# Dataset content
· · · ·

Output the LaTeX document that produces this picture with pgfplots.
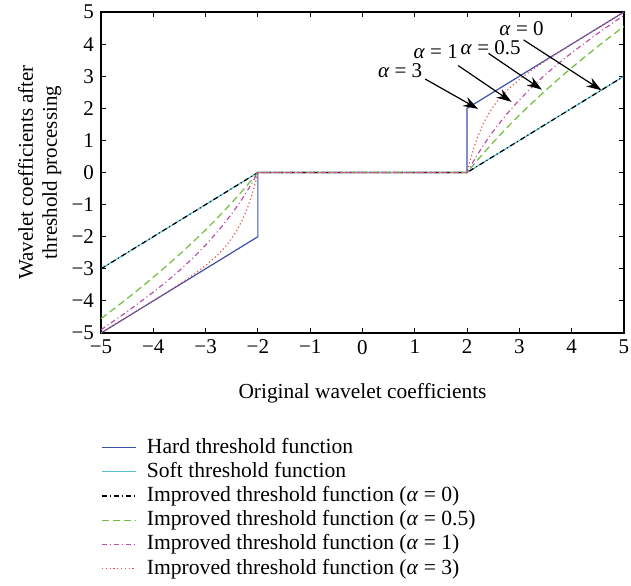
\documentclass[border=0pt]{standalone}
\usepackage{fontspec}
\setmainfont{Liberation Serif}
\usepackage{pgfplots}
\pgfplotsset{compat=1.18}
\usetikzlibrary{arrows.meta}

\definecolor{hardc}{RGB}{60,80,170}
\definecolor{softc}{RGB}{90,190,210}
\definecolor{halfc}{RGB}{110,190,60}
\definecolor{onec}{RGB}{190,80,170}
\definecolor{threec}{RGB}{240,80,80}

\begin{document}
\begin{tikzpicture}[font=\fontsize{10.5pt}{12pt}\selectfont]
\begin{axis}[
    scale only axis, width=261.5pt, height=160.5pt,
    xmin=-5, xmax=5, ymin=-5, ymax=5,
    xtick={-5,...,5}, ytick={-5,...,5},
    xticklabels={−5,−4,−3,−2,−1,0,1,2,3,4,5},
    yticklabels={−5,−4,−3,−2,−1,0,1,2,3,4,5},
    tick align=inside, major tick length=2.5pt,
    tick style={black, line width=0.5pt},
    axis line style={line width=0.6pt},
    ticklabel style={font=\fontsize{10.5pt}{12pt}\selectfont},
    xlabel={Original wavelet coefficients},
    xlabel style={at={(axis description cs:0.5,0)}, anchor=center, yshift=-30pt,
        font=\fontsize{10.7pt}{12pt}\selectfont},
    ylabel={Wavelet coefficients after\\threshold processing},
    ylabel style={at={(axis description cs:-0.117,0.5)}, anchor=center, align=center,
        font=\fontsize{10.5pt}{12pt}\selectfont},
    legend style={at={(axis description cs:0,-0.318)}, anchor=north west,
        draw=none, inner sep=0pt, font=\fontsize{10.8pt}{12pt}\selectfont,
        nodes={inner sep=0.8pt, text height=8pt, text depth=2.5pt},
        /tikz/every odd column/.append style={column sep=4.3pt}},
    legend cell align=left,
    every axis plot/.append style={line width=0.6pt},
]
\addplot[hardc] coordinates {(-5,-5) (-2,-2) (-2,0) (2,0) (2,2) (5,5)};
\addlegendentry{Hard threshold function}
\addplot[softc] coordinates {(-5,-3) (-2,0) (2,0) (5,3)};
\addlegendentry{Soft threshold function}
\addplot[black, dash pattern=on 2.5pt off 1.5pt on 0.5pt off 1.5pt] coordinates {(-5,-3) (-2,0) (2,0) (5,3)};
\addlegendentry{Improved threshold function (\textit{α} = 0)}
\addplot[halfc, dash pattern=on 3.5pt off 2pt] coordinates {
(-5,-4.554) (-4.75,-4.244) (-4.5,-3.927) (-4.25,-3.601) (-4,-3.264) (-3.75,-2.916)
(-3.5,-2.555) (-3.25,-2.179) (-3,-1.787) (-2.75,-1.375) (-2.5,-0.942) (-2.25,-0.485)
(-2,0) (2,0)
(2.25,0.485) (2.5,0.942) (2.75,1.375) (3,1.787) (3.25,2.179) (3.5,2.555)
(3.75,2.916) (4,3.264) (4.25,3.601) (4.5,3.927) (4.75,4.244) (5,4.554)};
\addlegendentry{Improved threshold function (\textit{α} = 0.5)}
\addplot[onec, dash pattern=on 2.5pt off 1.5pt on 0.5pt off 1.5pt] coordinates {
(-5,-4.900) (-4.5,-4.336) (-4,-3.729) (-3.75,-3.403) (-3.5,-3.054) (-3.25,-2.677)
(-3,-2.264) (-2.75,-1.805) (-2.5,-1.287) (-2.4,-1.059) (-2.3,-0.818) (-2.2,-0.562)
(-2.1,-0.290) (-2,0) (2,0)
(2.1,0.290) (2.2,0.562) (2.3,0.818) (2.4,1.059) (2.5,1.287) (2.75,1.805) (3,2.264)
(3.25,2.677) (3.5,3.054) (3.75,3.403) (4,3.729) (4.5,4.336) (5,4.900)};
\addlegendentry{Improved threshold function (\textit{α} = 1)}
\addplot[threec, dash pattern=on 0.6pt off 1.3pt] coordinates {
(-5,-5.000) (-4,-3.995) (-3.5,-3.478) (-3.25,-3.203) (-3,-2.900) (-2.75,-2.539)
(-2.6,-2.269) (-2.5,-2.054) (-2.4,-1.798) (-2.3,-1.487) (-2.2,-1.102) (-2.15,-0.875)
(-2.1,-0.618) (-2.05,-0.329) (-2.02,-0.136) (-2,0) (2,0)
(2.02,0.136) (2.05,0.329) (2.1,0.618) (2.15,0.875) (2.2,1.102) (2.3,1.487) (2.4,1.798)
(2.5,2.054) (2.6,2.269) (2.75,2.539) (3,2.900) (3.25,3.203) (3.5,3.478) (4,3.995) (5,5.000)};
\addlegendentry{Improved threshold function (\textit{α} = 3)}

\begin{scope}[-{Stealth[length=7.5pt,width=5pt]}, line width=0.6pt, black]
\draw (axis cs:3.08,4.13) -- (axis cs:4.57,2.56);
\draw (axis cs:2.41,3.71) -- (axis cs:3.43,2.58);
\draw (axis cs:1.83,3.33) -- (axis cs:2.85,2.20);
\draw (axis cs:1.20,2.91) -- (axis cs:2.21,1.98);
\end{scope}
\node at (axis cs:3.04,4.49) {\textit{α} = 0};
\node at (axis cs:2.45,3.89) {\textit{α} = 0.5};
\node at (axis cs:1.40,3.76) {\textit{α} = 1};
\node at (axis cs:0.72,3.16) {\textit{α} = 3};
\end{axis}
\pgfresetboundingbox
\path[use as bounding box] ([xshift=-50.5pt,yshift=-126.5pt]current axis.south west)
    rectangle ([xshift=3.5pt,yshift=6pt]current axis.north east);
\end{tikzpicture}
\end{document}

· · · ·

# What the exercise asks
Output all of the data exactly as it stands, minus any images.

# Solution
Output the LaTeX document that produces this picture with pgfplots.
\documentclass[border=0pt]{standalone}
\usepackage{fontspec}
\setmainfont{Liberation Serif}
\usepackage{pgfplots}
\pgfplotsset{compat=1.18}
\usetikzlibrary{arrows.meta}

\definecolor{hardc}{RGB}{60,80,170}
\definecolor{softc}{RGB}{90,190,210}
\definecolor{halfc}{RGB}{110,190,60}
\definecolor{onec}{RGB}{190,80,170}
\definecolor{threec}{RGB}{240,80,80}

\begin{document}
\begin{tikzpicture}[font=\fontsize{10.5pt}{12pt}\selectfont]
\begin{axis}[
    scale only axis, width=261.5pt, height=160.5pt,
    xmin=-5, xmax=5, ymin=-5, ymax=5,
    xtick={-5,...,5}, ytick={-5,...,5},
    xticklabels={−5,−4,−3,−2,−1,0,1,2,3,4,5},
    yticklabels={−5,−4,−3,−2,−1,0,1,2,3,4,5},
    tick align=inside, major tick length=2.5pt,
    tick style={black, line width=0.5pt},
    axis line style={line width=0.6pt},
    ticklabel style={font=\fontsize{10.5pt}{12pt}\selectfont},
    xlabel={Original wavelet coefficients},
    xlabel style={at={(axis description cs:0.5,0)}, anchor=center, yshift=-30pt,
        font=\fontsize{10.7pt}{12pt}\selectfont},
    ylabel={Wavelet coefficients after\\threshold processing},
    ylabel style={at={(axis description cs:-0.117,0.5)}, anchor=center, align=center,
        font=\fontsize{10.5pt}{12pt}\selectfont},
    legend style={at={(axis description cs:0,-0.318)}, anchor=north west,
        draw=none, inner sep=0pt, font=\fontsize{10.8pt}{12pt}\selectfont,
        nodes={inner sep=0.8pt, text height=8pt, text depth=2.5pt},
        /tikz/every odd column/.append style={column sep=4.3pt}},
    legend cell align=left,
    every axis plot/.append style={line width=0.6pt},
]
\addplot[hardc] coordinates {(-5,-5) (-2,-2) (-2,0) (2,0) (2,2) (5,5)};
\addlegendentry{Hard threshold function}
\addplot[softc] coordinates {(-5,-3) (-2,0) (2,0) (5,3)};
\addlegendentry{Soft threshold function}
\addplot[black, dash pattern=on 2.5pt off 1.5pt on 0.5pt off 1.5pt] coordinates {(-5,-3) (-2,0) (2,0) (5,3)};
\addlegendentry{Improved threshold function (\textit{α} = 0)}
\addplot[halfc, dash pattern=on 3.5pt off 2pt] coordinates {
(-5,-4.554) (-4.75,-4.244) (-4.5,-3.927) (-4.25,-3.601) (-4,-3.264) (-3.75,-2.916)
(-3.5,-2.555) (-3.25,-2.179) (-3,-1.787) (-2.75,-1.375) (-2.5,-0.942) (-2.25,-0.485)
(-2,0) (2,0)
(2.25,0.485) (2.5,0.942) (2.75,1.375) (3,1.787) (3.25,2.179) (3.5,2.555)
(3.75,2.916) (4,3.264) (4.25,3.601) (4.5,3.927) (4.75,4.244) (5,4.554)};
\addlegendentry{Improved threshold function (\textit{α} = 0.5)}
\addplot[onec, dash pattern=on 2.5pt off 1.5pt on 0.5pt off 1.5pt] coordinates {
(-5,-4.900) (-4.5,-4.336) (-4,-3.729) (-3.75,-3.403) (-3.5,-3.054) (-3.25,-2.677)
(-3,-2.264) (-2.75,-1.805) (-2.5,-1.287) (-2.4,-1.059) (-2.3,-0.818) (-2.2,-0.562)
(-2.1,-0.290) (-2,0) (2,0)
(2.1,0.290) (2.2,0.562) (2.3,0.818) (2.4,1.059) (2.5,1.287) (2.75,1.805) (3,2.264)
(3.25,2.677) (3.5,3.054) (3.75,3.403) (4,3.729) (4.5,4.336) (5,4.900)};
\addlegendentry{Improved threshold function (\textit{α} = 1)}
\addplot[threec, dash pattern=on 0.6pt off 1.3pt] coordinates {
(-5,-5.000) (-4,-3.995) (-3.5,-3.478) (-3.25,-3.203) (-3,-2.900) (-2.75,-2.539)
(-2.6,-2.269) (-2.5,-2.054) (-2.4,-1.798) (-2.3,-1.487) (-2.2,-1.102) (-2.15,-0.875)
(-2.1,-0.618) (-2.05,-0.329) (-2.02,-0.136) (-2,0) (2,0)
(2.02,0.136) (2.05,0.329) (2.1,0.618) (2.15,0.875) (2.2,1.102) (2.3,1.487) (2.4,1.798)
(2.5,2.054) (2.6,2.269) (2.75,2.539) (3,2.900) (3.25,3.203) (3.5,3.478) (4,3.995) (5,5.000)};
\addlegendentry{Improved threshold function (\textit{α} = 3)}

\begin{scope}[-{Stealth[length=7.5pt,width=5pt]}, line width=0.6pt, black]
\draw (axis cs:3.08,4.13) -- (axis cs:4.57,2.56);
\draw (axis cs:2.41,3.71) -- (axis cs:3.43,2.58);
\draw (axis cs:1.83,3.33) -- (axis cs:2.85,2.20);
\draw (axis cs:1.20,2.91) -- (axis cs:2.21,1.98);
\end{scope}
\node at (axis cs:3.04,4.49) {\textit{α} = 0};
\node at (axis cs:2.45,3.89) {\textit{α} = 0.5};
\node at (axis cs:1.40,3.76) {\textit{α} = 1};
\node at (axis cs:0.72,3.16) {\textit{α} = 3};
\end{axis}
\pgfresetboundingbox
\path[use as bounding box] ([xshift=-50.5pt,yshift=-126.5pt]current axis.south west)
    rectangle ([xshift=3.5pt,yshift=6pt]current axis.north east);
\end{tikzpicture}
\end{document}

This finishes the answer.